渡辺雅子(わたなべ・まさこ)新宿神経クリニック院長
1977年鹿児島大学医学部卒業。81年同大学大学院医学研究科卒業後、同大学神経精神科入局。85年国立療養所静岡東病院(てんかんセンター)精神科医長、2006年国立精神神経センター病院精神科医長、10年独立行政法人国立精神・神経医療研究センター病院精神科医長、14年同病院精神科非常勤医師、大宮西口メンタルクリニック医師を経て、15年から新宿神経クリニック院長。日本てんかん学会理事、日本精神神経学会男女共同参画推進委員会委員、国際抗てんかん連盟神経心理学委員会委員などを務める。

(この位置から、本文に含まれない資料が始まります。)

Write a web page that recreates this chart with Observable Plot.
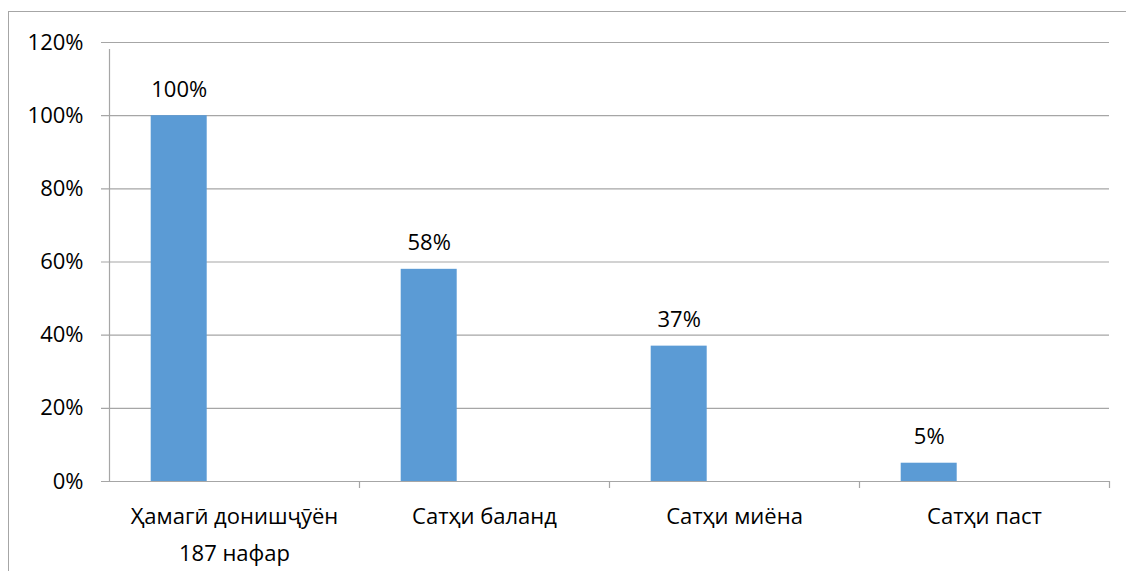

てんかん患者の発作による事故などにより、てんかんに対して偏見を持つ医療者さえ少なくない中、患者が通いやすいように都心にてんかん専門クリニックを開院した渡辺雅子院長。社会的偏見を払拭するための啓発活動や、これまで危ぶまれていたてんかん患者の妊娠・出産や子育て、就労のサポートまで行っている。てんかん医療の現状と展望を伺った。
◆てんかんになりやすい年齢はありますか。
渡辺 発病年齢は3歳以下が最も多く、40歳から50歳にかけて減っていきます。そして、60歳から急に増加します。脳の老齢化が大きな原因の一つです。日本では高齢化に伴い、高齢発症てんかんはますます増加すると思われます。てんかんは倒れてひきつけをおこす病気と思っている人が多いと思いますが、ただ動作が止まってじっとしている発作もあるので、周囲に気づかれないこともあります。また、てんかんの病気があることに気づかず車の運転をし、運転中に発作がおきて交通事故の加害者になってしまった患者さんもいます。日本のてんかん患者数は約100万人で、ある時突然発病する場合がほとんどですから、誰もがてんかんになり得るともいえます。
◆患者数が多い疾病なのですね。
渡辺 現代は日本人の100人に1人がてんかんの病気を持っているといわれます。しかし、てんかん専門病院は数えるほどしかありません。しかも、長期間の治療が必要ですので、当クリニックのように長く通えるてんかんの専門医療機関であれば患者の安心感につながると考えます。
「パープルデイ」という世界的な啓発活動を展開
◆専門クリニックならではの活動は?
渡辺 来院する患者さんは、軽い方から重い方までさまざまですが、妊娠・出産を希望する女性の方も多く来院します。軽度であっても薬物治療をしながら子供を産み育てるのは、薬による催奇性のリスクとの戦いにもなるので、とても勇気のある行動です。奇形を防ぐ方法を見いだし、医療的にサポートしていきたいと思っています。また、就労支援もクリニックでしています。てんかんに対してははまだまだ社会の偏見がありますから、正しい知識を社会に伝えるのも当クリニックの役割です。さらに、いま薬も旧薬から新薬に変わる時にあります。新薬は副作用が少なくなっていますから、うまく切り換えることができない患者さんへ、きちんとした薬の指導が必要です。加えて、女性医師の活躍の場を広げる活動もしています。実は、てんかん分野の医療者は女性が多いのです。私が専門クリニックを運営していくことで、女性医師に興味を持ってもらうことも目的の一つです。社会的には、てんかんの啓発運動もしています。
◆啓発運動の具体的な内容は?
渡辺 てんかんについての啓発活動を世界的に行っている北米のアニタ・カウフマン財団が「パープルデイ」(3月26日)を企画していますが、日本では2015年からスタートしたイベントのサポートをしています。パープルデイはてんかん患者であるカナダの女子高生キャシディ・メーガンさんの発案で始まりました。この日は世界各国の人々が、てんかんと戦う人たちへの応援として「紫色のもの」を身に着け、てんかんに関する知識を広める活動をします。紫はラベンダーの色で、花言葉で「孤独」を意味します。周りから理解してもらえないてんかんの方の孤独感や苦しみに対して、「分かっていますよ。あなたは一人ではありません」というメッセージを色で表現するのです。ウォーク、講演会、音楽会など、皆が楽しみながらてんかんへの理解を深められるイベントを世界各地で開催します。日本では「全国てんかんリハビリテーション研究会」内に設置された「パープルデー企画実行委員会」が普及活動を展開しています。2017年は東北大学てんかん科、東京大学、順天堂大学と当クリニック、静岡てんかん・神経医療センター、名古屋市福智クリニックが中心になって講演会や啓発ウォークを予定しています。